Le client d’aujourd’hui est effectivement sensible au made in France, mais son choix est toujours multi-critères : on sait que le plus important reste le rapport qualité / prix, et que la dimension environnementale, savoir si le bois est issu de forêts gérées durablement, savoir si le produit est fabriqué à proximité ou à l’autre bout de la planète viennent ensuite. D’autre part, le client se heurte à un problème d’information : il n’est pas facile le plus souvent de savoir d’où vient le bois d’un meuble que l’on possède, ni quelle est la part véritable du produit qui est fabriquée en France. Il faut donc mettre en avant ce critère, en sachant qu’il n’est pas suffisant pour déclencher l’achat, il doit être un plus qui s’ajoute aux autres qualités du produit, et à un prix de marché : les études montrent que les consommateurs sont prêts à payer un peu plus cher un produit made in France, jusqu’à 10 ou 15 % mais pas plus, et à qualité égale bien sûr.

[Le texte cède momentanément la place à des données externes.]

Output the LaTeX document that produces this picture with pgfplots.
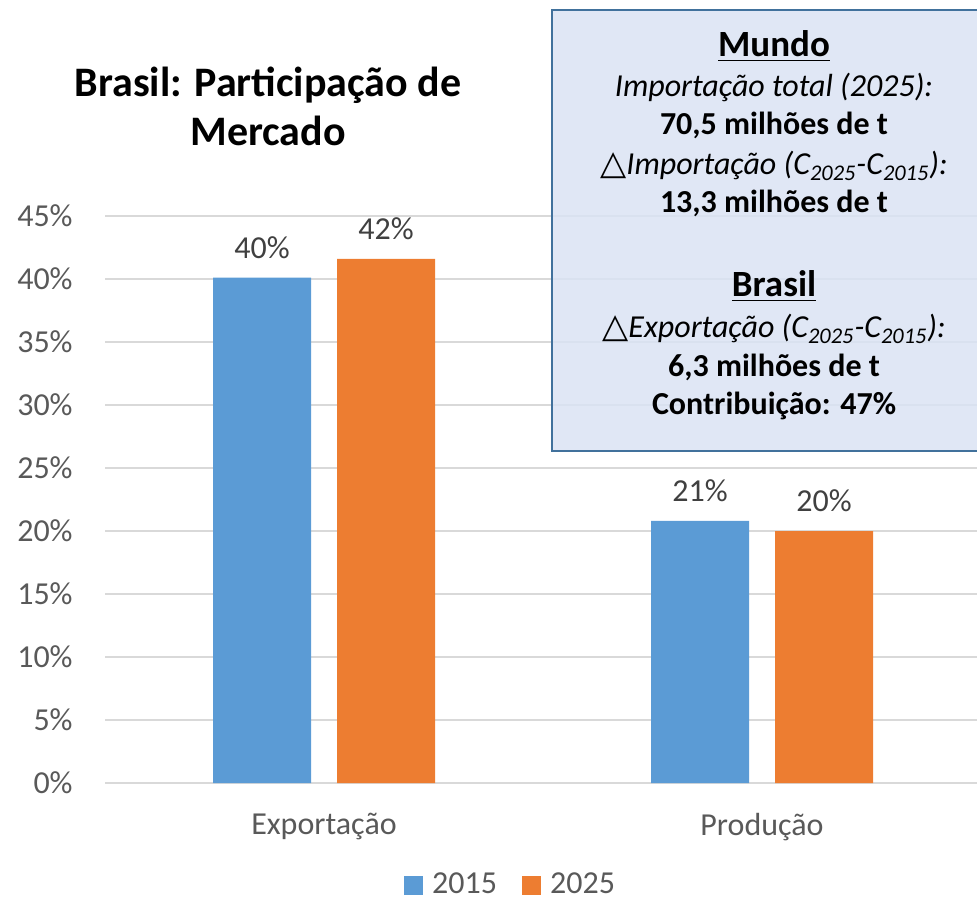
\documentclass[border=0pt]{standalone}
\usepackage{pgfplots}
\pgfplotsset{compat=1.18}
\usepackage{fontspec}
\setmainfont{Carlito}
\newfontfamily\dejavu{DejaVu Sans}
\definecolor{cblue}{HTML}{5B9BD5}
\definecolor{corange}{HTML}{ED7D31}
\definecolor{tgray}{HTML}{595959}
\definecolor{lgray}{HTML}{404040}
\definecolor{gridc}{HTML}{D9D9D9}
\definecolor{boxfill}{HTML}{DAE3F3}
\definecolor{boxline}{HTML}{41719C}
\newcommand{\tri}{{\dejavu\fontsize{17}{19}\selectfont\upshape △}}
\begin{document}
\begin{tikzpicture}
\useasboundingbox (0,0) rectangle (488.5pt,449.5pt);
\begin{axis}[
  at={(52.5pt,58pt)}, anchor=south west,
  scale only axis, width=438pt, height=283.5pt,
  xmin=-0.5, xmax=1.5, ymin=0, ymax=45,
  ytick={0,5,...,45},
  xtick={0,1}, xticklabels={Exportação,Produção},
  axis line style={draw=none},
  major tick length=0pt,
  ymajorgrids, grid style={gridc, line width=0.8pt},
  /pgf/number format/assume math mode=true,
  yticklabel={\pgfmathprintnumber{\tick}\%},
  yticklabel style={font=\fontsize{16}{19}\selectfont, text=tgray, inner sep=0pt, anchor=east, xshift=-16pt},
  xticklabel style={font=\fontsize{16}{19}\selectfont, text=tgray, inner sep=0pt, anchor=north, yshift=-15pt},
  ybar, bar width=49pt,
  nodes near coords={\pgfmathprintnumber[fixed,precision=0]{\pgfplotspointmeta}\%},
  nodes near coords style={font=\fontsize{16}{19}\selectfont, text=lgray, inner sep=0pt, anchor=south, yshift=9.5pt},
  legend image code/.code={\fill[#1] (0pt,-4.75pt) rectangle (9.5pt,4.75pt);},
  legend style={at={(0.467,-0.1799)}, anchor=center, draw=none, fill=none,
    legend columns=2, font=\fontsize{16}{19}\selectfont, text=tgray, inner sep=0pt,
    nodes={inner xsep=4.5pt, inner ysep=0pt},
    /tikz/every even column/.append style={column sep=8pt}},
]
\addplot[fill=cblue, draw=none, bar shift=-31pt] coordinates {(0,40.1) (1,20.8)};
\addplot[fill=corange, draw=none, bar shift=31pt] coordinates {(0,41.6) (1,20.0)};
\legend{2015,2025}
\end{axis}
% title
\node[font=\bfseries\fontsize{21}{24.5}\selectfont, anchor=base] at (134pt,401pt) {Brasil: Participação de};
\node[font=\bfseries\fontsize{21}{24.5}\selectfont, anchor=base] at (134pt,376.5pt) {Mercado};
% box
\fill[boxfill, fill opacity=0.85] (276pt,224pt) rectangle (490pt,444.5pt);
\draw[boxline, line width=1pt] (276pt,224pt) rectangle (490pt,444.5pt);
\begin{scope}[every node/.style={anchor=base, inner sep=0pt, font=\fontsize{16}{19}\selectfont}]
\node[font=\bfseries\fontsize{18.5}{22}\selectfont] at (387pt,421pt) {\underline{Mundo}};
\node at (387pt,401pt) {\itshape Importação total (2025):};
\node at (387pt,382pt) {\bfseries 70,5 milhões de t};
\node at (387pt,362pt) {\tri\itshape Importação (C\textsubscript{2025}-C\textsubscript{2015}):};
\node at (387pt,343pt) {\bfseries 13,3 milhões de t};
\node[font=\bfseries\fontsize{18.5}{22}\selectfont] at (387pt,301pt) {\underline{Brasil}};
\node at (387pt,280.5pt) {\tri\itshape Exportação (C\textsubscript{2025}-C\textsubscript{2015}):};
\node at (387pt,261pt) {\bfseries 6,3 milhões de t};
\node at (387pt,242pt) {\bfseries Contribuição: 47\%};
\end{scope}
\end{tikzpicture}
\end{document}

Du côté de la relocalisation de la production, cela dépend des produits et des modèles économiques, mais cela reste un défi difficile à relever. En effet, malgré la baisse bienvenue des impôts de production, ils restent nettement plus élevés que dans beaucoup de pays  proches, en Europe, et les salaires français sont aussi parmi les plus élevés. La création d’un site industriel est aussi une démarche fastidieuse pour obtenir toutes les autorisations. Même si les relocalisations industrielles ne sont pas exclues, il semble sage dans un premier temps de faire en sorte de conserver de façon pérenne et d’assurer le développement des sites de production qui existent déjà sur notre territoire.

Comment voyez-vous évoluer le rapport entre ventes en e-commerce et en magasin ?

Les ventes en ligne vont connaître la même trajectoire que tous les nouveaux canaux de distribution : après une phase de croissance forte, il y aura un ralentissement, et on arrivera sur un plateau qui indiquera qu’on est à maturité. Pour les acteurs de la distribution, la question majeure reste de savoir comment articuler le numérique avec le physique, le site internet avec le point de vente. Autrement dit, quelle est l’expérience magasin que j’offre à mon client, pour faire en sorte qu’il soit satisfait de prendre de son temps libre et de dépenser de l’essence pour venir jusqu’à moi ? Tout est là : que va-t-il trouver dans mon magasin qu’il ne trouvera pas sur internet – des idées, de l’inspiration, une expérience sensorielle… – et qui va lui donner envie d’acheter et de revenir ? Même si la question n’est pas simple, et qu’il faut faire appel à la créativité du distributeur, je pense qu’il faut aujourd’hui plus-que-jamais, après les épreuves des confinements, miser sur la valeur ajoutée des vendeurs. Du fait de toutes les informations qui circulent sur internet, et notamment sur les réseaux sociaux, le consommateur d’aujourd’hui a déjà un haut niveau d’information quand il pousse la porte du magasin. Il est donc très important de miser sur la formation des vendeurs, de les « upgrader » afin qu’ils soient plus experts, et capables de surprendre le client en lui donnant des informations qu’il n’a pas. Les valeurs de l’accueil, de la convivialité et la capacité à créer de la confiance en prenant le temps d’échanger avec un client considéré comme une personne unique, sont plus importants que jamais.

L’année 2022 sera marquée par l’élection présidentielle. Faut-il s’attendre à des conséquences sur la consommation ?

Si on se tourne vers le passé, on constate que les années d’élections présidentielles sont plutôt bonnes sur le plan économique, car il y a souvent un état de grâce, et des espérances nouvelles qui arrivent avec le nouveau locataire de l’Élysée… Si on exclut un scénario surprise, et l’élection d’un candidat inattendu, 2022 devrait s’inscrire dans ce schéma général. Je pense donc que la consommation va continuer à rester dynamique, et que toutes les conditions seront réunies pour que les Français mettent à exécution leurs projets d’aménagement et d’amélioration de leur habitat. De la même façon, les entreprises de fabrication ou de distribution ont tout intérêt à profiter de ce contexte favorable pour donner suite à leurs projets.